– Итак, перед рекламной паузой мы обсуждали, как повлияет закон Хартвелла-Конноли на определенные слои населения. Республиканцы настаивают на исключении психических расстройств и всякого рода зависимостей из случаев, покрываемых стандартной страховкой. Каким образом ваш закон защитит тех, кто нуждается в помощи?

Грэм вроде как призадумался.

– Знаете, Андерсон, мне кажется, что исключение психических расстройств и зависимостей беспокоит американцев гораздо сильнее, чем предполагают сидящие в Вашингтоне. Взять, например, мою собственную ситуацию. Вы, наверное, слышали о неприятностях, которые возникли у моей жены в начале месяца?

Камера взяла крупным планом лицо Андерсона, на котором сперва проступило удивление, а затем ликование. Сенатор добровольно заговорил об аресте жены за вождение в нетрезвом виде! Он сказал «наверное, слышали», хотя в январе все СМИ только об этом и гудели! Злосчастный эпизод обсудили и политические эксперты, и журналисты, и стендап-комики! Джимми Фэллон сочинил об этом целый монолог.

Андерсон взял себя в руки. Его не так просто удивить. При других обстоятельствах Каролина поаплодировала бы мужу.

– Разумеется, – ответил Андерсон подобающим случаю скорбным тоном. – Вам пришлось нелегко.

– Еще бы. Моя жена серьезно больна. Я долго шел к пониманию того, что алкоголизм – болезнь, но мне это удалось. У нее было множество возможностей обратиться за помощью, гораздо больше, чем у обычного американца, я это признаю, но она тем не менее все время подвергала опасности себя и окружающих. Я многие годы пытался помочь. И если бы речь шла только обо мне… – Голос Грэма надломился. Любой бы поверил, что у него и впрямь перехватило дыхание.

Раньше Каролина с трудом двигалась, а теперь ее и вовсе парализовало. В голове вертелись страшные слова – «алкоголизм», «болезнь», «опасность».

– Простите? – с участливым видом прервал паузу Андерсон.

Должно быть, впервые за все время, что передача шла в эфире, гость – причем не кто-нибудь, а сенатор Соединенных Штатов – охотно делился восхитительно непристойными подробностями из личной жизни.

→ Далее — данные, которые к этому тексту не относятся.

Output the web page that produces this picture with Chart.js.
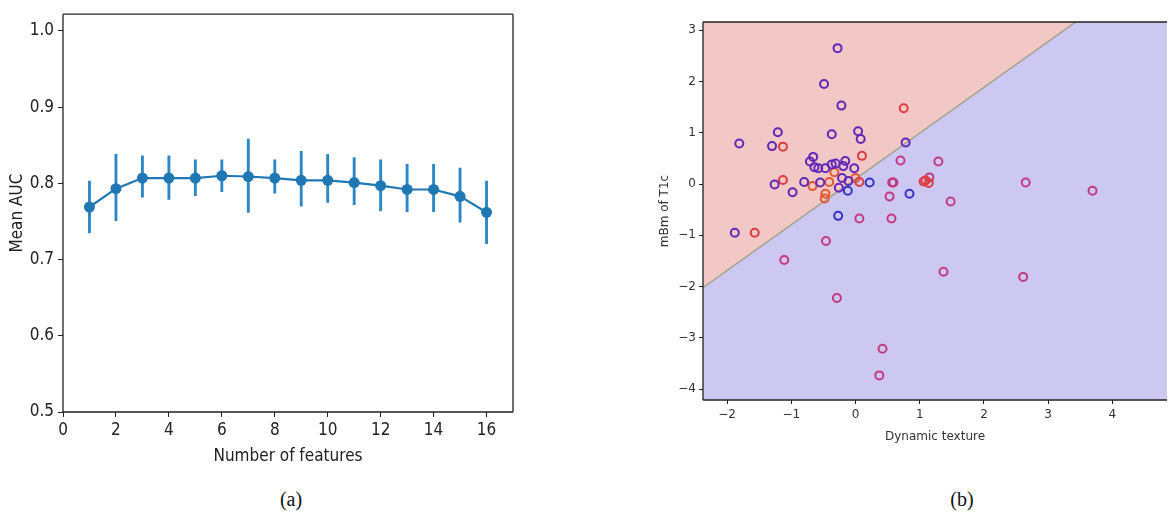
<!DOCTYPE html>
<html>
<head>
<meta charset="utf-8">
<script src="https://cdn.jsdelivr.net/npm/chart.js@4.4.1/dist/chart.umd.min.js"></script>
<style>
  body { margin: 0; background: #fff; width: 1173px; height: 517px; position: relative; overflow: hidden; }
  canvas { position: absolute; top: 0; }
  #left { left: 0; }
  #right { left: 600px; }
  .cap { position: absolute; top: 488px; font-family: "Liberation Serif", "DejaVu Serif", serif; font-size: 20px; color: #111; transform: translateX(-50%); }
</style>
</head>
<body>
<canvas id="left" width="600" height="470"></canvas>
<canvas id="right" width="573" height="470"></canvas>
<div class="cap" style="left:291px">(a)</div>
<div class="cap" style="left:962px">(b)</div>
<script>
// (a) mean AUC vs number of features
const nFeatures = [1, 2, 3, 4, 5, 6, 7, 8, 9, 10, 11, 12, 13, 14, 15, 16];
const meanAuc = [0.769, 0.793, 0.807, 0.807, 0.807, 0.810, 0.809, 0.807, 0.804, 0.804, 0.801, 0.797, 0.792, 0.792, 0.783, 0.762];
const aucLow = [0.735, 0.751, 0.782, 0.779, 0.784, 0.789, 0.762, 0.787, 0.770, 0.775, 0.772, 0.764, 0.763, 0.763, 0.749, 0.721];
const aucHigh = [0.803, 0.838, 0.836, 0.836, 0.831, 0.831, 0.858, 0.831, 0.842, 0.838, 0.834, 0.831, 0.825, 0.825, 0.820, 0.803];

// (b) scatter, grouped by marker colour
const violetX = [-0.28, -0.49, -0.22, -1.21, -0.37, 0.04, 0.08, -1.81, -1.30, 0.78, -0.66, -0.71, -0.64, -0.58, -0.47, -0.37, -0.31, -0.16, -0.19, -0.02, -0.21, -0.11, -0.55, -0.80, -1.26, -0.98, -0.26, -1.88];
const violetY = [2.65, 1.95, 1.53, 1.01, 0.97, 1.03, 0.88, 0.79, 0.74, 0.81, 0.53, 0.44, 0.33, 0.31, 0.31, 0.38, 0.40, 0.45, 0.35, 0.31, 0.12, 0.06, 0.03, 0.04, -0.01, -0.16, -0.07, -0.95];
const blueX = [0.22, -0.12, 0.84, -0.27];
const blueY = [0.03, -0.13, -0.19, -0.62];
const redX = [0.75, -1.13, 0.10, -1.13, 1.06, 1.14, 1.09, -1.57, 0.06];
const redY = [1.48, 0.73, 0.55, 0.08, 0.05, 0.02, 0.07, -0.95, 0.04];
const orangeX = [-0.33, 0.00, -0.41, -0.67, -0.47, -0.48];
const orangeY = [0.23, 0.12, 0.04, -0.04, -0.19, -0.28];
const pinkX = [0.70, 1.29, 0.57, 0.59, 0.53, 1.15, 1.48, 2.65, 3.69, 0.06, 0.56, -0.46, -1.11, 1.37, 2.61, -0.29, 0.42, 0.37];
const pinkY = [0.46, 0.44, 0.03, 0.03, -0.24, 0.13, -0.34, 0.03, -0.13, -0.67, -0.67, -1.11, -1.48, -1.71, -1.81, -2.22, -3.21, -3.73];
const boundaryX = [-2.375, 4.85];
const boundaryY = [-2.02, 4.43];

const pts = (xs, ys) => xs.map((x, i) => ({ x: x, y: ys[i] }));

const framePlugin = {
  id: 'frame',
  afterDraw(chart, args, opts) {
    const { ctx, chartArea: a } = chart;
    ctx.save();
    ctx.strokeStyle = '#222';
    ctx.lineWidth = 1.3;
    ctx.beginPath();
    const sides = opts.sides || 'tlbr';
    if (sides.includes('t')) { ctx.moveTo(a.left, a.top); ctx.lineTo(a.right, a.top); }
    if (sides.includes('l')) { ctx.moveTo(a.left, a.top); ctx.lineTo(a.left, a.bottom); }
    if (sides.includes('b')) { ctx.moveTo(a.left, a.bottom); ctx.lineTo(a.right, a.bottom); }
    if (sides.includes('r')) { ctx.moveTo(a.right, a.top); ctx.lineTo(a.right, a.bottom); }
    ctx.stroke();
    ctx.restore();
  }
};

const tickGrid = (len) => ({ display: true, drawOnChartArea: false, drawTicks: true, tickLength: len, color: '#222', lineWidth: 1, offset: false });
const fontL = { family: 'DejaVu Sans Condensed, DejaVu Sans, sans-serif', size: 17 };
const fontR = { family: 'DejaVu Sans, sans-serif', size: 12 };
const minus = v => (v < 0 ? '\u2212' + Math.abs(v) : String(v));

new Chart(document.getElementById('left').getContext('2d'), {
  type: 'line',
  data: {
    datasets: [{
      type: 'line',
      data: pts(nFeatures, meanAuc),
      borderColor: '#1f77b4',
      backgroundColor: '#1f77b4',
      borderWidth: 2.2,
      pointRadius: 5.5,
      pointBorderWidth: 0,
      order: 0
    }, {
      type: 'bar',
      data: nFeatures.map((x, i) => ({ x: x, y: [aucLow[i], aucHigh[i]] })),
      backgroundColor: '#2a86c4',
      barThickness: 2.2,
      grouped: false,
      order: 1
    }]
  },
  options: {
    responsive: false,
    animation: false,
    layout: { padding: { top: 14, right: 87, left: 0, bottom: 0 } },
    plugins: { legend: { display: false }, tooltip: { enabled: false }, frame: { sides: 'tlbr' } },
    scales: {
      x: {
        type: 'linear', min: 0, max: 17, offset: false,
        ticks: { stepSize: 2, includeBounds: false, font: fontL, color: '#222', padding: 3, maxRotation: 0 },
        grid: tickGrid(5),
        border: { display: false },
        title: { display: true, text: 'Number of features', font: fontL, color: '#222', padding: { top: 0, bottom: 3 } },
        afterFit: s => { s.height = 58; }
      },
      y: {
        type: 'linear', min: 0.5, max: 1.022,
        ticks: { stepSize: 0.1, includeBounds: false, font: fontL, color: '#222', padding: 4, callback: v => v.toFixed(1) },
        grid: tickGrid(5),
        border: { display: false },
        title: { display: true, text: 'Mean AUC', font: fontL, color: '#222', padding: { top: 7, bottom: 0 } },
        afterFit: s => { s.width = 63; }
      }
    }
  },
  plugins: [framePlugin]
});

const ring = (xs, ys, color) => ({
  type: 'scatter',
  data: pts(xs, ys),
  borderColor: color,
  backgroundColor: 'rgba(0,0,0,0)',
  pointRadius: 4,
  pointBorderWidth: 2,
  order: 0
});

new Chart(document.getElementById('right').getContext('2d'), {
  type: 'scatter',
  data: {
    datasets: [
      ring(violetX, violetY, '#6027b8'),
      ring(blueX, blueY, '#3434c4'),
      ring(redX, redY, '#dc3c40'),
      ring(orangeX, orangeY, '#e2582e'),
      ring(pinkX, pinkY, '#c23a80'),
      {
        type: 'line',
        data: pts(boundaryX, boundaryY),
        borderColor: '#a3a48e',
        borderWidth: 1.5,
        backgroundColor: '#f2c8c6',
        fill: 'end',
        pointRadius: 0,
        order: 1
      }, {
        type: 'line',
        data: pts(boundaryX, boundaryY),
        borderWidth: 0,
        backgroundColor: '#cdc8f2',
        fill: 'start',
        pointRadius: 0,
        order: 2
      }
    ]
  },
  options: {
    responsive: false,
    animation: false,
    layout: { padding: { top: 22, right: 0, left: 0, bottom: 0 } },
    plugins: { legend: { display: false }, tooltip: { enabled: false }, frame: { sides: 'tlb' } },
    scales: {
      x: {
        type: 'linear', min: -2.375, max: 4.85,
        ticks: { stepSize: 1, includeBounds: false, font: fontR, color: '#333', padding: 4, maxRotation: 0, callback: minus },
        grid: tickGrid(4),
        border: { display: false },
        title: { display: true, text: 'Dynamic texture', font: fontR, color: '#333', padding: { top: 0, bottom: 26 } },
        afterFit: s => { s.height = 70; }
      },
      y: {
        type: 'linear', min: -4.21, max: 3.16,
        ticks: { stepSize: 1, includeBounds: false, font: fontR, color: '#333', padding: 3, callback: minus },
        grid: tickGrid(4),
        border: { display: false },
        title: { display: true, text: 'mBm of T1c', font: fontR, color: '#333', padding: { top: 58, bottom: 0 } },
        afterFit: s => { s.width = 103; }
      }
    }
  },
  plugins: [framePlugin]
});
</script>
</body>
</html>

– Дело в том, что я не один. У меня есть сын, и я должен о нем заботиться. Разве хороший отец подвергнет своего ребенка опасности из-за романтических отношений?

С губ Каролины сорвался крик. Неужели это ее голос? Неужели Грэм сейчас назвал десятилетний брак романтическими отношениями, а Гарри своим сыном, а не их общим?

Андерсон откашлялся и подобрался, словно лев перед прыжком.

– Вы хотите сказать, что ваш брак…

Грэм сцепил руки и опустил взгляд.

– Когда любишь, на многое готов закрыть глаза. Но я больше не вижу для нас будущего.

– Ясно, – сказал ведущий, хотя, судя по лицу, ничего не понял.

– Кто-нибудь помнит вообще, что разговор о чертовом законопроекте? – выкрикнула Каролина.

Андерсон словно услышал.

– Мы ненадолго прервемся. Надеюсь, сенатор, вы останетесь с нами, чтобы обсудить ситуацию… и прочие аспекты более подробно?

– Конечно, буду рад, – кивнул Грэм.

Зазвонил телефон. Ребекка, агент Каролины, которая наставляла ее, когда та работала моделью. Каролина помнила, что по телевизору у Ребекки в офисе круглосуточно вещал «Си-эн-эн». Наверняка она увидела интервью Грэма. Пока Каролина размышляла, отвечать или нет, включилась голосовая почта. Следом позвонила тетушка. Каролина перенаправила и ее звонок, и два следующих на голосовую почту, потом выключила телефон. Она зарылась в одеяло и тут заметила пятно крови размером с яблоко. Каролина глянула на пижамные штаны. Точно! Как она раньше не сообразила!

Тяжело вздохнув, она скатилась с постели и поползла в ванную. Бросила запачканную пижаму в раковину и включила холодную воду, а сама встала под душ. Собрав последние силы, потерлась мочалкой и заставила себя побрить участки, требовавшие внимания. Затем завернулась в банное полотенце, пошла назад в спальню, отыскала чистые трусы и фланелевую пижаму и тут обнаружила, что у нее закончились тампоны.